▸ **SUPPLIED MATERIAL**:
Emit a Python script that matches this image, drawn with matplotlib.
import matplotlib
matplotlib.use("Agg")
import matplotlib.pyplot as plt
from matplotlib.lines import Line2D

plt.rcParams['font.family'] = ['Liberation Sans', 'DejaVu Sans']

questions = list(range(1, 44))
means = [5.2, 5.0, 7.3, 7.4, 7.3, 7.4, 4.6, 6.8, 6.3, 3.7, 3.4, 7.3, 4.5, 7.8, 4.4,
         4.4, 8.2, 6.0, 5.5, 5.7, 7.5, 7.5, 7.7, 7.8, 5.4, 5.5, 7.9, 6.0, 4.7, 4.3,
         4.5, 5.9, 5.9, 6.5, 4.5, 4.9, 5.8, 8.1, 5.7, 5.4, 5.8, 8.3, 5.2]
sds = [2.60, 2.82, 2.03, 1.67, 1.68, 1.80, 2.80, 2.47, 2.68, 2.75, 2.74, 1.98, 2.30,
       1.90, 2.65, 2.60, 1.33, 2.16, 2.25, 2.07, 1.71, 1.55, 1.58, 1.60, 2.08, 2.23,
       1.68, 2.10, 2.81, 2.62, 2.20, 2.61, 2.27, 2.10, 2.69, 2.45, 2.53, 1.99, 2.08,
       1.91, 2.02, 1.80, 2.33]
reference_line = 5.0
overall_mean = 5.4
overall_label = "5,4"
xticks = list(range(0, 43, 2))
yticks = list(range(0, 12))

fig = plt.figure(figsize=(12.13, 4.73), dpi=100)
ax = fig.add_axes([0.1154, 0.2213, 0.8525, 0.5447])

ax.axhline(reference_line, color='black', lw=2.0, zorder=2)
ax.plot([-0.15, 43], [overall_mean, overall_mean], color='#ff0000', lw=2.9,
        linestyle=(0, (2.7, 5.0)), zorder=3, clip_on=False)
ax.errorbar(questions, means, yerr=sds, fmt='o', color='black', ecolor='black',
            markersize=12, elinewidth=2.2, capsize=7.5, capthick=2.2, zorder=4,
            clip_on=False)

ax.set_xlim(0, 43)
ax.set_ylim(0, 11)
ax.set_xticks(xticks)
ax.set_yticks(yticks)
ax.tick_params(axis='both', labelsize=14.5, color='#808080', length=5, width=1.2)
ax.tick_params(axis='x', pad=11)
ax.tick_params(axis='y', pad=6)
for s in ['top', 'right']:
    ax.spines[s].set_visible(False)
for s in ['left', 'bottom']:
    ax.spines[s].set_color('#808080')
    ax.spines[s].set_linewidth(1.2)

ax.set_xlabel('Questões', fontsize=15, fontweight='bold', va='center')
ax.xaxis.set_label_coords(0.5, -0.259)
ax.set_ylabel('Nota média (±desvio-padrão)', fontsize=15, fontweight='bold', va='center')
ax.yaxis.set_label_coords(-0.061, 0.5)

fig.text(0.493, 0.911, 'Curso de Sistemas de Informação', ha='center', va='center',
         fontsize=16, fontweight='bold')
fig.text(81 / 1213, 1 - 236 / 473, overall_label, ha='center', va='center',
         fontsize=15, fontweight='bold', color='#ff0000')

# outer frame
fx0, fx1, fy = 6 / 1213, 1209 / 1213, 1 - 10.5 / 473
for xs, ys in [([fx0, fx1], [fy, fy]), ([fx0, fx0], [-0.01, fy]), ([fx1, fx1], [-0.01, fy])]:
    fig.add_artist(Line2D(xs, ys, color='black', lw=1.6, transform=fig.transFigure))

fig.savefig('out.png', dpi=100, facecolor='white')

▸ **SHORT PROBLEM**: Return, please, the lines of the data from the first through the line containing "plt.rcParams['font.family'] = ['Liberation", both kept, exactly as they stand and nothing more.

▸ **EXPECTED ANSWER**:
Emit a Python script that matches this image, drawn with matplotlib.
import matplotlib
matplotlib.use("Agg")
import matplotlib.pyplot as plt
from matplotlib.lines import Line2D

plt.rcParams['font.family'] = ['Liberation Sans', 'DejaVu Sans']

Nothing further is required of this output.